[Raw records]
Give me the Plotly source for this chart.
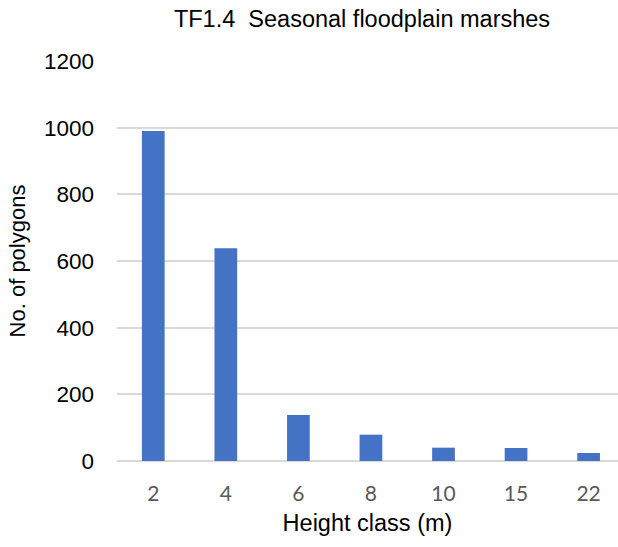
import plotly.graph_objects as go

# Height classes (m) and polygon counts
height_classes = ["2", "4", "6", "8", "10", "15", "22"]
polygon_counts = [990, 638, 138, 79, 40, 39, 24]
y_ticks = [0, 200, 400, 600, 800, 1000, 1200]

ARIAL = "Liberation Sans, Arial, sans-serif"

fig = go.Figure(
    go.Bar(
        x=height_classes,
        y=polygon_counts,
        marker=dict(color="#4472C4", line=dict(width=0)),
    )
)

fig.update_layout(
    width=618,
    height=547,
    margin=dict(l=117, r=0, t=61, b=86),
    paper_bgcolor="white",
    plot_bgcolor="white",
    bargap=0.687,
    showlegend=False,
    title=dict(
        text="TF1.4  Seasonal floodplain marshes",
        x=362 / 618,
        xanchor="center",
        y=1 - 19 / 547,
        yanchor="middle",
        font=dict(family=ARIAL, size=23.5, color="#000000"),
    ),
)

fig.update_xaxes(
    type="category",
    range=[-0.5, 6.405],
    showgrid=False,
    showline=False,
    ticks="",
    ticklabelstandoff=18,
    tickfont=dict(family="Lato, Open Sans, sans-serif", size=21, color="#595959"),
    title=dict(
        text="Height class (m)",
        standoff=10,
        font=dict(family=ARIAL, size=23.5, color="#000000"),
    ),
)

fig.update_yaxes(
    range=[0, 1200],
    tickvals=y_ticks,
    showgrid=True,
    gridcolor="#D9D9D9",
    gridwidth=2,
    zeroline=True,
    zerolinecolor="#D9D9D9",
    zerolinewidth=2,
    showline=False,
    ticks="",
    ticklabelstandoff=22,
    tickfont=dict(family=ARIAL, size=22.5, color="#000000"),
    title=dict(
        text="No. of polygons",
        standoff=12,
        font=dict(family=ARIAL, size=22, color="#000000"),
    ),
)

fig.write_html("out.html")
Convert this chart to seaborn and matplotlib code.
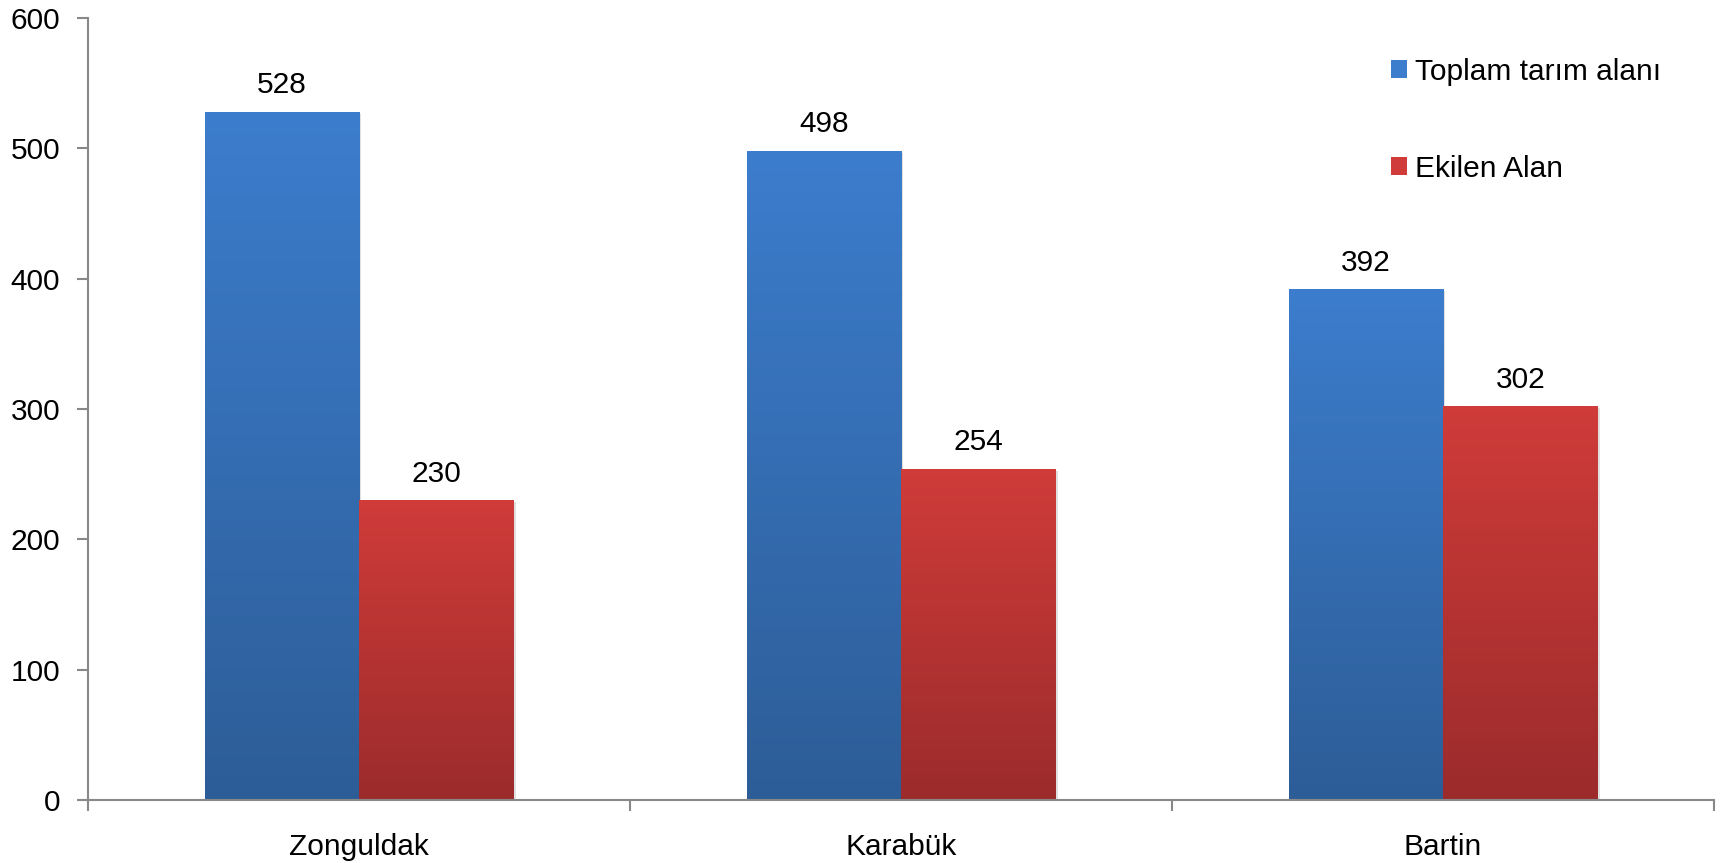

Objective → Using the records above, output their complete text exactly, minus any images.

Complete answer →
Give me the Plotly source for this chart.
import plotly.graph_objects as go

# Height classes (m) and polygon counts
height_classes = ["2", "4", "6", "8", "10", "15", "22"]
polygon_counts = [990, 638, 138, 79, 40, 39, 24]
y_ticks = [0, 200, 400, 600, 800, 1000, 1200]

ARIAL = "Liberation Sans, Arial, sans-serif"

fig = go.Figure(
    go.Bar(
        x=height_classes,
        y=polygon_counts,
        marker=dict(color="#4472C4", line=dict(width=0)),
    )
)

fig.update_layout(
    width=618,
    height=547,
    margin=dict(l=117, r=0, t=61, b=86),
    paper_bgcolor="white",
    plot_bgcolor="white",
    bargap=0.687,
    showlegend=False,
    title=dict(
        text="TF1.4  Seasonal floodplain marshes",
        x=362 / 618,
        xanchor="center",
        y=1 - 19 / 547,
        yanchor="middle",
        font=dict(family=ARIAL, size=23.5, color="#000000"),
    ),
)

fig.update_xaxes(
    type="category",
    range=[-0.5, 6.405],
    showgrid=False,
    showline=False,
    ticks="",
    ticklabelstandoff=18,
    tickfont=dict(family="Lato, Open Sans, sans-serif", size=21, color="#595959"),
    title=dict(
        text="Height class (m)",
        standoff=10,
        font=dict(family=ARIAL, size=23.5, color="#000000"),
    ),
)

fig.update_yaxes(
    range=[0, 1200],
    tickvals=y_ticks,
    showgrid=True,
    gridcolor="#D9D9D9",
    gridwidth=2,
    zeroline=True,
    zerolinecolor="#D9D9D9",
    zerolinewidth=2,
    showline=False,
    ticks="",
    ticklabelstandoff=22,
    tickfont=dict(family=ARIAL, size=22.5, color="#000000"),
    title=dict(
        text="No. of polygons",
        standoff=12,
        font=dict(family=ARIAL, size=22, color="#000000"),
    ),
)

fig.write_html("out.html")
Convert this chart to seaborn and matplotlib code.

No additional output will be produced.